__Raw data__
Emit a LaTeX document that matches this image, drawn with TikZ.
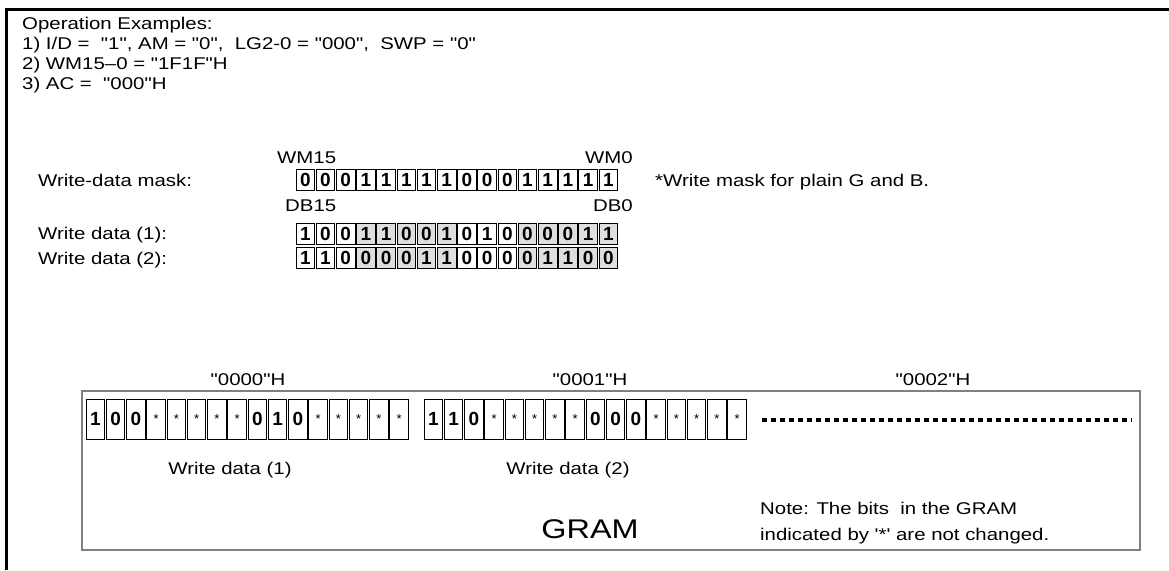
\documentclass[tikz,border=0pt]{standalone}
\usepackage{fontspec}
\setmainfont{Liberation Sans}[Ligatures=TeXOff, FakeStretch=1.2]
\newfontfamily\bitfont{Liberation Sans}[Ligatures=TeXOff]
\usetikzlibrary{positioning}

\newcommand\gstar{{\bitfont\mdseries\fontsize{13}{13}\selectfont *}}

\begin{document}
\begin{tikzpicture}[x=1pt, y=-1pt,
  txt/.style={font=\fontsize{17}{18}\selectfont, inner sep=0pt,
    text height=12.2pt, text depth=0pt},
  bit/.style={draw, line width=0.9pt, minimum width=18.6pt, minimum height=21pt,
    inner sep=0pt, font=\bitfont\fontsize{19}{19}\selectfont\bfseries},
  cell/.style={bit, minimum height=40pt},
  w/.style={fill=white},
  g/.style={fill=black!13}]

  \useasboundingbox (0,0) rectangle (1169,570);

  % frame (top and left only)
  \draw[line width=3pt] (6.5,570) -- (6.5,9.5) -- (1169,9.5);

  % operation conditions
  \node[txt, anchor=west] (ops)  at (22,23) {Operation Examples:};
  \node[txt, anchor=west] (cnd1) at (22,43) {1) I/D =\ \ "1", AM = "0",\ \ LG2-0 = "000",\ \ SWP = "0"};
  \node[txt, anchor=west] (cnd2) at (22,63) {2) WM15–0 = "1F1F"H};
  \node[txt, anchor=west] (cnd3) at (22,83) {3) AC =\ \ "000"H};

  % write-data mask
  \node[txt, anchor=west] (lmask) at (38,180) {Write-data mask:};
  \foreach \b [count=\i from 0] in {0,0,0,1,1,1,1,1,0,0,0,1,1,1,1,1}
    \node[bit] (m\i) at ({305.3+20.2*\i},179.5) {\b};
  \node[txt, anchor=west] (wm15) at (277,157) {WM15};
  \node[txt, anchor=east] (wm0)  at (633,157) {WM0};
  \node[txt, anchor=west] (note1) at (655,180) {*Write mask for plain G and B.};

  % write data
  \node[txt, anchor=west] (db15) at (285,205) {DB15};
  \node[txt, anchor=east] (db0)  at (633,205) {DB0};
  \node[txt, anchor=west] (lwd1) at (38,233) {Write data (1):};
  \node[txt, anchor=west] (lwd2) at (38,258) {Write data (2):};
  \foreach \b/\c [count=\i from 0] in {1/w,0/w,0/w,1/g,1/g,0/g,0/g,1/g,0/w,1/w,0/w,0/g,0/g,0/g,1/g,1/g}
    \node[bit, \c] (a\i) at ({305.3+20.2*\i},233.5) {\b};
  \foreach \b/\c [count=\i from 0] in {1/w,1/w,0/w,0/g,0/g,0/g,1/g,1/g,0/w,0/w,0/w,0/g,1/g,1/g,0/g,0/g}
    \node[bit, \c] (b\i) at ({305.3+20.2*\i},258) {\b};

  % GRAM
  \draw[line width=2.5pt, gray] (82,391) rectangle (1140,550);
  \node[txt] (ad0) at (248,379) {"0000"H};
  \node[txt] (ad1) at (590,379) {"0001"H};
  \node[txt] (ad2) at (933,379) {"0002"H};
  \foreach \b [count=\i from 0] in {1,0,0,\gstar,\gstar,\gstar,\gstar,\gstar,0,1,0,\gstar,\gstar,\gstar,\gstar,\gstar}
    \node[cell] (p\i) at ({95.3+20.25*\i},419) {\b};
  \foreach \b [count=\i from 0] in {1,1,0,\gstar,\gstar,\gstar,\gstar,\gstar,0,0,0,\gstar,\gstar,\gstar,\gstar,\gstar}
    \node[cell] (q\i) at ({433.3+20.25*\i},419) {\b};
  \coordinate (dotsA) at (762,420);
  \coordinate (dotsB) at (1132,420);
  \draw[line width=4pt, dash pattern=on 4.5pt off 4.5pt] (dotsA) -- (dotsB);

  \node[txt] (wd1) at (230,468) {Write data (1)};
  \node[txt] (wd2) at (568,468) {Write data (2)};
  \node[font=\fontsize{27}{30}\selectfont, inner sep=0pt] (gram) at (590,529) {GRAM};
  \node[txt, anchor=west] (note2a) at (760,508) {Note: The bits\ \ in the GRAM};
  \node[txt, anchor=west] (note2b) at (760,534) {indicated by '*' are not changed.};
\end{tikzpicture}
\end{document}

__Exercise objective__
Only the lines from the top of the data through the line with "anchor=west] (note1) at" should be quoted, exactly and with both ends kept; skip the pictures.

__Result of this exercise__
Emit a LaTeX document that matches this image, drawn with TikZ.
\documentclass[tikz,border=0pt]{standalone}
\usepackage{fontspec}
\setmainfont{Liberation Sans}[Ligatures=TeXOff, FakeStretch=1.2]
\newfontfamily\bitfont{Liberation Sans}[Ligatures=TeXOff]
\usetikzlibrary{positioning}

\newcommand\gstar{{\bitfont\mdseries\fontsize{13}{13}\selectfont *}}

\begin{document}
\begin{tikzpicture}[x=1pt, y=-1pt,
  txt/.style={font=\fontsize{17}{18}\selectfont, inner sep=0pt,
    text height=12.2pt, text depth=0pt},
  bit/.style={draw, line width=0.9pt, minimum width=18.6pt, minimum height=21pt,
    inner sep=0pt, font=\bitfont\fontsize{19}{19}\selectfont\bfseries},
  cell/.style={bit, minimum height=40pt},
  w/.style={fill=white},
  g/.style={fill=black!13}]

  \useasboundingbox (0,0) rectangle (1169,570);

  % frame (top and left only)
  \draw[line width=3pt] (6.5,570) -- (6.5,9.5) -- (1169,9.5);

  % operation conditions
  \node[txt, anchor=west] (ops)  at (22,23) {Operation Examples:};
  \node[txt, anchor=west] (cnd1) at (22,43) {1) I/D =\ \ "1", AM = "0",\ \ LG2-0 = "000",\ \ SWP = "0"};
  \node[txt, anchor=west] (cnd2) at (22,63) {2) WM15–0 = "1F1F"H};
  \node[txt, anchor=west] (cnd3) at (22,83) {3) AC =\ \ "000"H};

  % write-data mask
  \node[txt, anchor=west] (lmask) at (38,180) {Write-data mask:};
  \foreach \b [count=\i from 0] in {0,0,0,1,1,1,1,1,0,0,0,1,1,1,1,1}
    \node[bit] (m\i) at ({305.3+20.2*\i},179.5) {\b};
  \node[txt, anchor=west] (wm15) at (277,157) {WM15};
  \node[txt, anchor=east] (wm0)  at (633,157) {WM0};
  \node[txt, anchor=west] (note1) at (655,180) {*Write mask for plain G and B.};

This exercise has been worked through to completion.